● **Written task**
Repeat verbatim the lines from the one containing "Rebuild this chart" to the one containing "163.2, 129.3, 96.6, 47.8, 28.5, 0]", ends included, minus any pictures.

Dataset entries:
----------
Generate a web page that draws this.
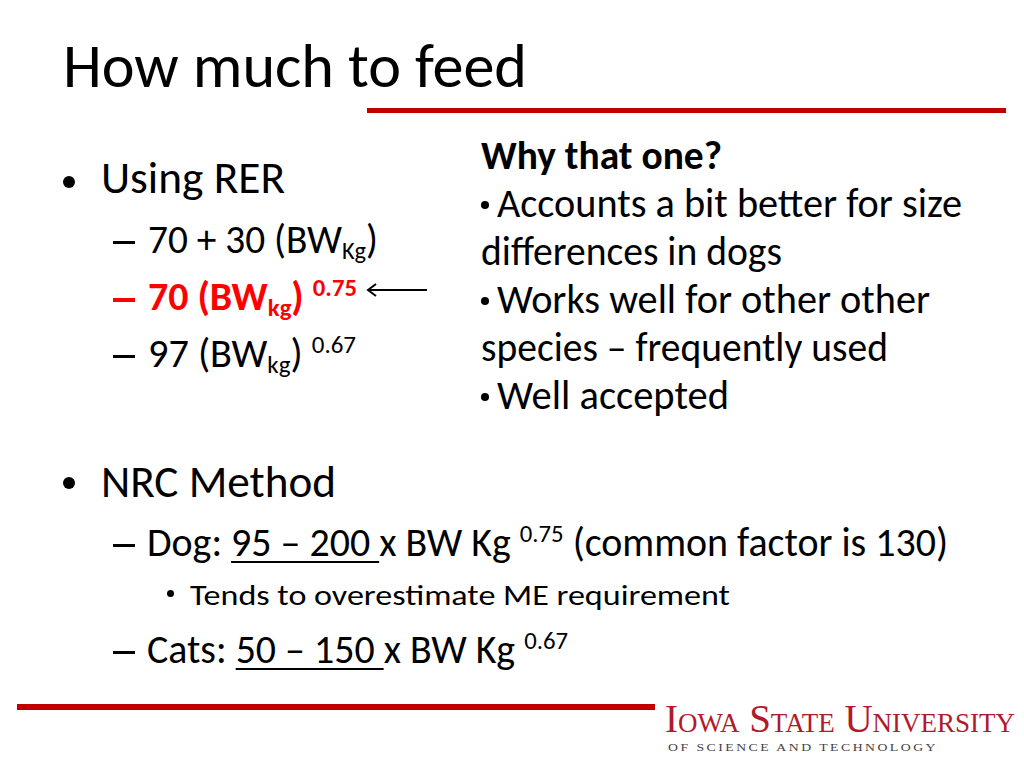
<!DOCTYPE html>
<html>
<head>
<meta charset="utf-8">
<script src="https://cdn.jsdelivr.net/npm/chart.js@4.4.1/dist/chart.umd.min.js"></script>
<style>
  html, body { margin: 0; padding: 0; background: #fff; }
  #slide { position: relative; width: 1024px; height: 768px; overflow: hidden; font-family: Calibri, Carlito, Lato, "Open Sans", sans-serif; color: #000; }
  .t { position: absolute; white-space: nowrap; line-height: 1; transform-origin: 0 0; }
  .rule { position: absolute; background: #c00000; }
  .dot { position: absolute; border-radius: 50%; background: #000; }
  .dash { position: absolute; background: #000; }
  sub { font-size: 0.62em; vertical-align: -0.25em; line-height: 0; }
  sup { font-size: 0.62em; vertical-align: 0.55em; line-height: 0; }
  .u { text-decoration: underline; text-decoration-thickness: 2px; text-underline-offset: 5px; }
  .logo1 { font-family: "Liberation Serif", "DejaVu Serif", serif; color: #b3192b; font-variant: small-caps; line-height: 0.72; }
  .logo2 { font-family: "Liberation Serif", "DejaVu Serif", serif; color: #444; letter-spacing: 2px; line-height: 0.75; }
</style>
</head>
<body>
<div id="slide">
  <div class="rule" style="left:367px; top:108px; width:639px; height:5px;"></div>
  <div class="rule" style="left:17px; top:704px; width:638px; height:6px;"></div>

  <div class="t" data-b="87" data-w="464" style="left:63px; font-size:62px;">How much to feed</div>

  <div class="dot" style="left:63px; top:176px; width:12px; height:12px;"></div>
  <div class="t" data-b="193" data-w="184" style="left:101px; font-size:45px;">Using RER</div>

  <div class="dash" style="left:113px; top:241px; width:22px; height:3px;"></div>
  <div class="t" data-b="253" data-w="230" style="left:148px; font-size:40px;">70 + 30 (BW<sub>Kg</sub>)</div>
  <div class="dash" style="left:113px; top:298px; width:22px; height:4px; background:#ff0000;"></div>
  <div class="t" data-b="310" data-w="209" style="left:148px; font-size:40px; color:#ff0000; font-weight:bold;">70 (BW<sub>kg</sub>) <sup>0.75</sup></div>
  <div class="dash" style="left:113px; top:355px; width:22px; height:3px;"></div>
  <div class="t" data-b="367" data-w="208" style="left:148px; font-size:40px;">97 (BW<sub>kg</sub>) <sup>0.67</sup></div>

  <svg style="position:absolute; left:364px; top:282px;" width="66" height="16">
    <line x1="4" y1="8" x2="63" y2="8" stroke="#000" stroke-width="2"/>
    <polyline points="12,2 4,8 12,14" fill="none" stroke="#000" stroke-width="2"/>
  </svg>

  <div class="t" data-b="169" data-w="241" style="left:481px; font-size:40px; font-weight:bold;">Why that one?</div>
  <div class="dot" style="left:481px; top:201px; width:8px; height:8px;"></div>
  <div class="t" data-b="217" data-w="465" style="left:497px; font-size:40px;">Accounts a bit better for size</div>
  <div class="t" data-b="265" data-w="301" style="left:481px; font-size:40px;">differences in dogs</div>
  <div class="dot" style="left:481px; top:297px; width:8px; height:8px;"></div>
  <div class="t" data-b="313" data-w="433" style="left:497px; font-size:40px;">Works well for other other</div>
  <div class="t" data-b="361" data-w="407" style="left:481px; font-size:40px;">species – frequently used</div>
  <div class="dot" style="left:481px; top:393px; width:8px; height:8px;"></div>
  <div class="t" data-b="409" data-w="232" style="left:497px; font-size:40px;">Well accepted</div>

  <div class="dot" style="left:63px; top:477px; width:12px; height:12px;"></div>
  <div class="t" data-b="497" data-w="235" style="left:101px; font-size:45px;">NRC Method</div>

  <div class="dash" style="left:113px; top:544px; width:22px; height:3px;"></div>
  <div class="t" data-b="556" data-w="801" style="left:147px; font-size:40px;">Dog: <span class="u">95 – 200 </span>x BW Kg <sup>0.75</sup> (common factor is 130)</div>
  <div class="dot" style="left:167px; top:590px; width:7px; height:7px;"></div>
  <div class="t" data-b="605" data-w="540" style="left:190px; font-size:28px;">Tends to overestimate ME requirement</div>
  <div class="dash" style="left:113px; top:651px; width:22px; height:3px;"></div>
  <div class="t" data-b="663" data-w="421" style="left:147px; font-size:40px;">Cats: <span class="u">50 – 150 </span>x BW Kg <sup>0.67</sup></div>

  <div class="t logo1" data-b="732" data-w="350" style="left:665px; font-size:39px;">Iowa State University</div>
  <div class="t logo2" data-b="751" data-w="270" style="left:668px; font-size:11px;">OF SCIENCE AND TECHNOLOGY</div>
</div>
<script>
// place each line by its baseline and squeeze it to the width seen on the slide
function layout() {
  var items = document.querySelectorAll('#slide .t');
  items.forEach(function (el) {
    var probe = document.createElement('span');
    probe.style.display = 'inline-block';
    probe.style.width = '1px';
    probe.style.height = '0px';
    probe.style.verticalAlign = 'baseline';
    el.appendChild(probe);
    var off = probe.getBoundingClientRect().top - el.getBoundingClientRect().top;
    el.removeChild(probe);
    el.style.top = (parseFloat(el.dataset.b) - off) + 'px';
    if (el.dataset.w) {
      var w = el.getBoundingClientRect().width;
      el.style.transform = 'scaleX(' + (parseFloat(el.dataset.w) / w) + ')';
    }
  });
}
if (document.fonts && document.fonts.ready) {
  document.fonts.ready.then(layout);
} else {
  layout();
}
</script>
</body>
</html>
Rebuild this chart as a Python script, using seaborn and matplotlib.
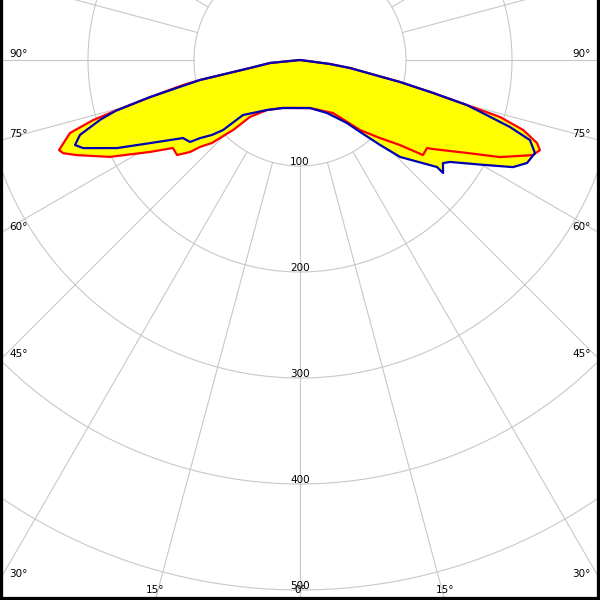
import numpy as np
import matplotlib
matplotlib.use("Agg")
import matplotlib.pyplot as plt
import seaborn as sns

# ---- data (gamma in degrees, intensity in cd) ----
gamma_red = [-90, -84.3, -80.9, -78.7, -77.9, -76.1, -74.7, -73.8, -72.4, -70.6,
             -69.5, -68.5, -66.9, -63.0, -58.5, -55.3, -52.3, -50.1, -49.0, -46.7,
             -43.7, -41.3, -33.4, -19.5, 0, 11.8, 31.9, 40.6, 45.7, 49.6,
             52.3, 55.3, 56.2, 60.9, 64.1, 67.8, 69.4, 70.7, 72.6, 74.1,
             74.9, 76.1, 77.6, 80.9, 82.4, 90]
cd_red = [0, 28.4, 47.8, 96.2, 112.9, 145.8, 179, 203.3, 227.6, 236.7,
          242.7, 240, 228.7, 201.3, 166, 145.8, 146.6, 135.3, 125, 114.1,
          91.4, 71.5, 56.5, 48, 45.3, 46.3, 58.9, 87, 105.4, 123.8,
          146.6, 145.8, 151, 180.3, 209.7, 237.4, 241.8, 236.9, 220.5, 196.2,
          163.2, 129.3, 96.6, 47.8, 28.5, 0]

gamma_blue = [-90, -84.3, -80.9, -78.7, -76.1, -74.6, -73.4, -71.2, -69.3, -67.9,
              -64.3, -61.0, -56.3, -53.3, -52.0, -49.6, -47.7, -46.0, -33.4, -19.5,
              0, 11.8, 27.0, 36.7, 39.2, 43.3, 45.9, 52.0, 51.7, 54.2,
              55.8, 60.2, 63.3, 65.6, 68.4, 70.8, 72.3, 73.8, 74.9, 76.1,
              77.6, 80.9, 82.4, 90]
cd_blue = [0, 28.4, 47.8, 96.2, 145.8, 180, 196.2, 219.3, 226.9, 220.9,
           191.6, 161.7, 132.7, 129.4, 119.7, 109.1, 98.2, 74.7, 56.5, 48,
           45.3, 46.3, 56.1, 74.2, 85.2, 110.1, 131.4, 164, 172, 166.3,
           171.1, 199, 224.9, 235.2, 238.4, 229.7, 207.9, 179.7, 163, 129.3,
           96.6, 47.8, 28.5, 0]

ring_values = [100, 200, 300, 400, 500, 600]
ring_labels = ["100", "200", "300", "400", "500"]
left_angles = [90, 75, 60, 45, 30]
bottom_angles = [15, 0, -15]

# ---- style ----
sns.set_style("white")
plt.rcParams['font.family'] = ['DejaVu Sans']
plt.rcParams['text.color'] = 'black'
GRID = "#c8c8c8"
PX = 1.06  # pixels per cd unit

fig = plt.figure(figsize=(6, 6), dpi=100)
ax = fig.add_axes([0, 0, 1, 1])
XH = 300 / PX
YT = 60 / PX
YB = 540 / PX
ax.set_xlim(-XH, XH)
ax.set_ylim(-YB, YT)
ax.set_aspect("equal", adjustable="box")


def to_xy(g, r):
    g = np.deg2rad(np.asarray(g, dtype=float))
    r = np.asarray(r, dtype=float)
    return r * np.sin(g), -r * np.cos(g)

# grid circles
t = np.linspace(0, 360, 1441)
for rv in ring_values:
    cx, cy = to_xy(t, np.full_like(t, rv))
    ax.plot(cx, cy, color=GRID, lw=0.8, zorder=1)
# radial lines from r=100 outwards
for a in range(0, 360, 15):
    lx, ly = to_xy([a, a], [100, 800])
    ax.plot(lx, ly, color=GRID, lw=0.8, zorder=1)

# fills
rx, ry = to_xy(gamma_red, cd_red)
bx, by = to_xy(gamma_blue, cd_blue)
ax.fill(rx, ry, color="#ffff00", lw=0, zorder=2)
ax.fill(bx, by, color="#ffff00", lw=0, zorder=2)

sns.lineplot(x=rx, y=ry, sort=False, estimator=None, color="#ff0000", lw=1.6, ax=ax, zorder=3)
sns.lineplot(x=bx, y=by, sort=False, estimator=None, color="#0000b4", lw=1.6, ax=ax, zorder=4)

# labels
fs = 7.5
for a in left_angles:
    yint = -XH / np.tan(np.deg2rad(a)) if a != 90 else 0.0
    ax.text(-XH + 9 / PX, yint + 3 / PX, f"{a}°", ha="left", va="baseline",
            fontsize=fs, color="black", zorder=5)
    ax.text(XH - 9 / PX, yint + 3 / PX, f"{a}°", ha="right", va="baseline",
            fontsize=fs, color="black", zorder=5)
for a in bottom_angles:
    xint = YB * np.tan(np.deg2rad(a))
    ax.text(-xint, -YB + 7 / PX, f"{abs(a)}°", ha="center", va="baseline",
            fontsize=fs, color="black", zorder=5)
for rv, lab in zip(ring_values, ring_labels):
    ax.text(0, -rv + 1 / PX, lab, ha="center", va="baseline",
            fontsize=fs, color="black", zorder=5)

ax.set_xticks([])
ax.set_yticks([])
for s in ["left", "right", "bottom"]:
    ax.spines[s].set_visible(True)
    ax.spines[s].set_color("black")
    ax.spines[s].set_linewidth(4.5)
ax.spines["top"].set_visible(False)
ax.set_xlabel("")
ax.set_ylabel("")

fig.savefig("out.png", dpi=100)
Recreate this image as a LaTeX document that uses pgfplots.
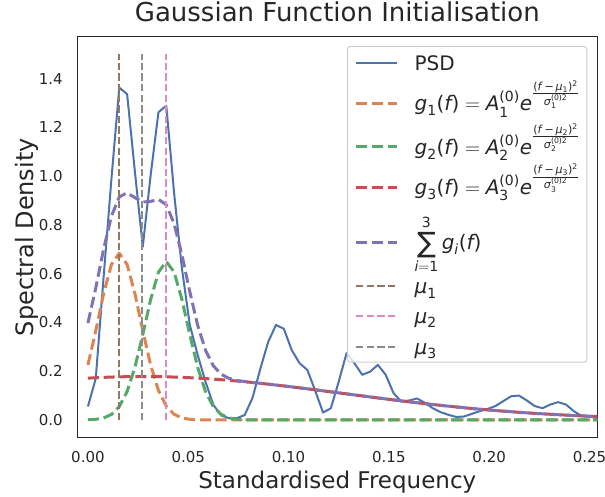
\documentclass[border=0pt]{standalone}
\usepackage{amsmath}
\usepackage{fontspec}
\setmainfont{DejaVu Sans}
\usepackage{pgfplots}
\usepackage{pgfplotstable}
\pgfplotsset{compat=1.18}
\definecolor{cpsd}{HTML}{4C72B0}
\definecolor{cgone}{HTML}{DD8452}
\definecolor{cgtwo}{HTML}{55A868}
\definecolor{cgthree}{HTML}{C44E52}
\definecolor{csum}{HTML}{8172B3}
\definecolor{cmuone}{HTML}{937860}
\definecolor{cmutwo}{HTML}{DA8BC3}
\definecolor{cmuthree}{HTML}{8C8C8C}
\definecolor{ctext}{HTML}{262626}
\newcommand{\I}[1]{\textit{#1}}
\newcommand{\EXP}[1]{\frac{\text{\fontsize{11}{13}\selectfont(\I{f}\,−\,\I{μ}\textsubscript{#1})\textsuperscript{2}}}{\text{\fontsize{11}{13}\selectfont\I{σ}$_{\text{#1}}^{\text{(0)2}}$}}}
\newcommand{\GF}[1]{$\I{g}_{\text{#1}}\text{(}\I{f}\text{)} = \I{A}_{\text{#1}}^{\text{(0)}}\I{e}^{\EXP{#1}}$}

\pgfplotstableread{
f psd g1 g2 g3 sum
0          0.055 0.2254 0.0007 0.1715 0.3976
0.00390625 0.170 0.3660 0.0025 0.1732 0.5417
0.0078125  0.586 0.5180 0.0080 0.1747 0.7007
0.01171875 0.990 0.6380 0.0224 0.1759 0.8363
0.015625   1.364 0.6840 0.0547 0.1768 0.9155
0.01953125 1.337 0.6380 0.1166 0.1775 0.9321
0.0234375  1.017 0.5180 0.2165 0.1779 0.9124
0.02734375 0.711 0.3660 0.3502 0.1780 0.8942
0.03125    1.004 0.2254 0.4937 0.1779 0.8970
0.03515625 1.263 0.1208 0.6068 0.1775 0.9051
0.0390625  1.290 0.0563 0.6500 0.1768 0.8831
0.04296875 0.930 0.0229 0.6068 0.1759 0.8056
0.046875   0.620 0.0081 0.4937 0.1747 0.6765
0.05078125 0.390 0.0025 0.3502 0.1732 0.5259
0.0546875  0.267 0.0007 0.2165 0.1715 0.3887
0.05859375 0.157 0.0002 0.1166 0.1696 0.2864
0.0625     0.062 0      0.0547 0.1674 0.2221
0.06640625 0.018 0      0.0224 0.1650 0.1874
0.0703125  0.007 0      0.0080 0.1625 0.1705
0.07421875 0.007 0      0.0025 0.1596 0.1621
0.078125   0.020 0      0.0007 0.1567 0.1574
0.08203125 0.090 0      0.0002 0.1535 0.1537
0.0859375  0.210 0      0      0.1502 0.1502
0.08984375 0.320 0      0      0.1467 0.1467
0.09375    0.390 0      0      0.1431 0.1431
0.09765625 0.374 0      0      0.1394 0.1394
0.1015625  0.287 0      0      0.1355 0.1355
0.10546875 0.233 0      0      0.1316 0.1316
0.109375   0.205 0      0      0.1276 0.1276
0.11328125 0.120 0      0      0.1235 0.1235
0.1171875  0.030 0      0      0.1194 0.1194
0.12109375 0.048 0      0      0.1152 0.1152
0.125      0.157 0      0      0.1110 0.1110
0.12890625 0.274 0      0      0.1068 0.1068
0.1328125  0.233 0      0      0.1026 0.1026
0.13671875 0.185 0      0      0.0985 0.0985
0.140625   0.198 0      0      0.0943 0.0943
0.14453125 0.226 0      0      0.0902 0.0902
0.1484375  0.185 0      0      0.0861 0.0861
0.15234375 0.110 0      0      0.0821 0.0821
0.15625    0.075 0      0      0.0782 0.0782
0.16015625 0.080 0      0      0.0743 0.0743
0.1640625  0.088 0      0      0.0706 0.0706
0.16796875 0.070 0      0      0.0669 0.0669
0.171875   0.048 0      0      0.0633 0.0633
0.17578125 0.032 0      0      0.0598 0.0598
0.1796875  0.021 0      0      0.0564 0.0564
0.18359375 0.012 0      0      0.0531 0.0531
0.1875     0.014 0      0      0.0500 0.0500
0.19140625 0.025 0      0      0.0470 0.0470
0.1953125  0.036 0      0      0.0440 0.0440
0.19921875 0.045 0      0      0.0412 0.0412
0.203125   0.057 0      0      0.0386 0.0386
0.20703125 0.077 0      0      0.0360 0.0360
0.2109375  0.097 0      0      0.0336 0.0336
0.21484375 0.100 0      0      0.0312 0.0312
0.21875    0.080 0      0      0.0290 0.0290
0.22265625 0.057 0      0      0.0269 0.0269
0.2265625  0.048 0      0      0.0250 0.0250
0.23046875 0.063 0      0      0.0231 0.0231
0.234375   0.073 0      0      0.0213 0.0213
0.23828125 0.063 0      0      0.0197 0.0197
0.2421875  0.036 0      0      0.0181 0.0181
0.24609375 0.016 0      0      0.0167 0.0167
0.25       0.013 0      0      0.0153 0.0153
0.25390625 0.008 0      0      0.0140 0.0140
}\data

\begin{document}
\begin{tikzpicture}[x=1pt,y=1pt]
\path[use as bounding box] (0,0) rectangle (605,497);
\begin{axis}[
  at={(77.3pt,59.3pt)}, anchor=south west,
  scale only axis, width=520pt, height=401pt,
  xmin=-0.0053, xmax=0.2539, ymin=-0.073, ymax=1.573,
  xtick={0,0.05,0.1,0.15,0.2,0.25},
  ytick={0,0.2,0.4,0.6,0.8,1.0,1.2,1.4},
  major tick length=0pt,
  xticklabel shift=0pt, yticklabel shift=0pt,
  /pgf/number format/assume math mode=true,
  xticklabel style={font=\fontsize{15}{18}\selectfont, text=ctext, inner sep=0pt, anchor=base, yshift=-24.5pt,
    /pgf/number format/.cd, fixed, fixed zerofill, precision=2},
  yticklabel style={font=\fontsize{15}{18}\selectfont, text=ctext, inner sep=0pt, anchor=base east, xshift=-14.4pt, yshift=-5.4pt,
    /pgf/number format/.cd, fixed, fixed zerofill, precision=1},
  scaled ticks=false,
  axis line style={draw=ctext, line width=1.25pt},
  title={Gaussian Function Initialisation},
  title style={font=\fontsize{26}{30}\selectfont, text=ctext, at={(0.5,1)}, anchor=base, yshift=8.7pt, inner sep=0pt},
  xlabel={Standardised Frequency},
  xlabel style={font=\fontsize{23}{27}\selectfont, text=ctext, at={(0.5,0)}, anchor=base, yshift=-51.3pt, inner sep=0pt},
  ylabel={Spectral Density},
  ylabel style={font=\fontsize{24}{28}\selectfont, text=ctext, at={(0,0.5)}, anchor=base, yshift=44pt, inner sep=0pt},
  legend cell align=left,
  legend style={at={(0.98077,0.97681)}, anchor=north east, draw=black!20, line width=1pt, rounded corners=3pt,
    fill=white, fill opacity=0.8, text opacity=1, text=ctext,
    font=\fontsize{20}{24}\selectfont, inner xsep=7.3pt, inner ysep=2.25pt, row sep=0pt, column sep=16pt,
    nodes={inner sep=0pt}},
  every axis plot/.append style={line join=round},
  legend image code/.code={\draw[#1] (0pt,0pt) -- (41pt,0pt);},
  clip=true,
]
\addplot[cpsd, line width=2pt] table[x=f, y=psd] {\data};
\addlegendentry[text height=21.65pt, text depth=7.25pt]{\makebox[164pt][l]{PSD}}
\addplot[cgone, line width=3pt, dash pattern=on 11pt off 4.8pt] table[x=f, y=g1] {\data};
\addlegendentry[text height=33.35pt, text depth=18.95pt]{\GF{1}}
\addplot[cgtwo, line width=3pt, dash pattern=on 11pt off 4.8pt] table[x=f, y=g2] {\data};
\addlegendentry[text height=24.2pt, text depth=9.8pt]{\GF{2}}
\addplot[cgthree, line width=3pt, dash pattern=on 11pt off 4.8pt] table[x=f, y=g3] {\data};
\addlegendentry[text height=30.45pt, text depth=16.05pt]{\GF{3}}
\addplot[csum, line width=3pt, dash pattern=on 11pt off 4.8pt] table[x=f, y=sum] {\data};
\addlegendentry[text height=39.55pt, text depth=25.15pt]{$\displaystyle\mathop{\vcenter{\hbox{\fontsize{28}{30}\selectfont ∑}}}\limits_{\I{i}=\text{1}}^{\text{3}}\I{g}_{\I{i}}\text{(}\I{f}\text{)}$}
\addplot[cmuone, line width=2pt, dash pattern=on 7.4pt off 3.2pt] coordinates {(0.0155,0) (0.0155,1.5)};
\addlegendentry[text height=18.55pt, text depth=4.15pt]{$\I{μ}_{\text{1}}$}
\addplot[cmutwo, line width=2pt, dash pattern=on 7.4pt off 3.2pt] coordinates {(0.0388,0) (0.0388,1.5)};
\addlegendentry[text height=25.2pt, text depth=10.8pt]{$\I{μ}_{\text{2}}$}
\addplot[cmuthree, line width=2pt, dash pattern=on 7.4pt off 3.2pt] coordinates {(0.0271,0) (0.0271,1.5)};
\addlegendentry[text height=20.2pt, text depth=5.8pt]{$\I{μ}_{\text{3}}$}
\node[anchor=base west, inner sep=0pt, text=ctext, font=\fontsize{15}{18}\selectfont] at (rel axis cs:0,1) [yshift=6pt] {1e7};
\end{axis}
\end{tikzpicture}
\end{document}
----------
● **Written solution**
Rebuild this chart as a Python script, using seaborn and matplotlib.
import numpy as np
import matplotlib
matplotlib.use("Agg")
import matplotlib.pyplot as plt
import seaborn as sns

# ---- data (gamma in degrees, intensity in cd) ----
gamma_red = [-90, -84.3, -80.9, -78.7, -77.9, -76.1, -74.7, -73.8, -72.4, -70.6,
             -69.5, -68.5, -66.9, -63.0, -58.5, -55.3, -52.3, -50.1, -49.0, -46.7,
             -43.7, -41.3, -33.4, -19.5, 0, 11.8, 31.9, 40.6, 45.7, 49.6,
             52.3, 55.3, 56.2, 60.9, 64.1, 67.8, 69.4, 70.7, 72.6, 74.1,
             74.9, 76.1, 77.6, 80.9, 82.4, 90]
cd_red = [0, 28.4, 47.8, 96.2, 112.9, 145.8, 179, 203.3, 227.6, 236.7,
          242.7, 240, 228.7, 201.3, 166, 145.8, 146.6, 135.3, 125, 114.1,
          91.4, 71.5, 56.5, 48, 45.3, 46.3, 58.9, 87, 105.4, 123.8,
          146.6, 145.8, 151, 180.3, 209.7, 237.4, 241.8, 236.9, 220.5, 196.2,
          163.2, 129.3, 96.6, 47.8, 28.5, 0]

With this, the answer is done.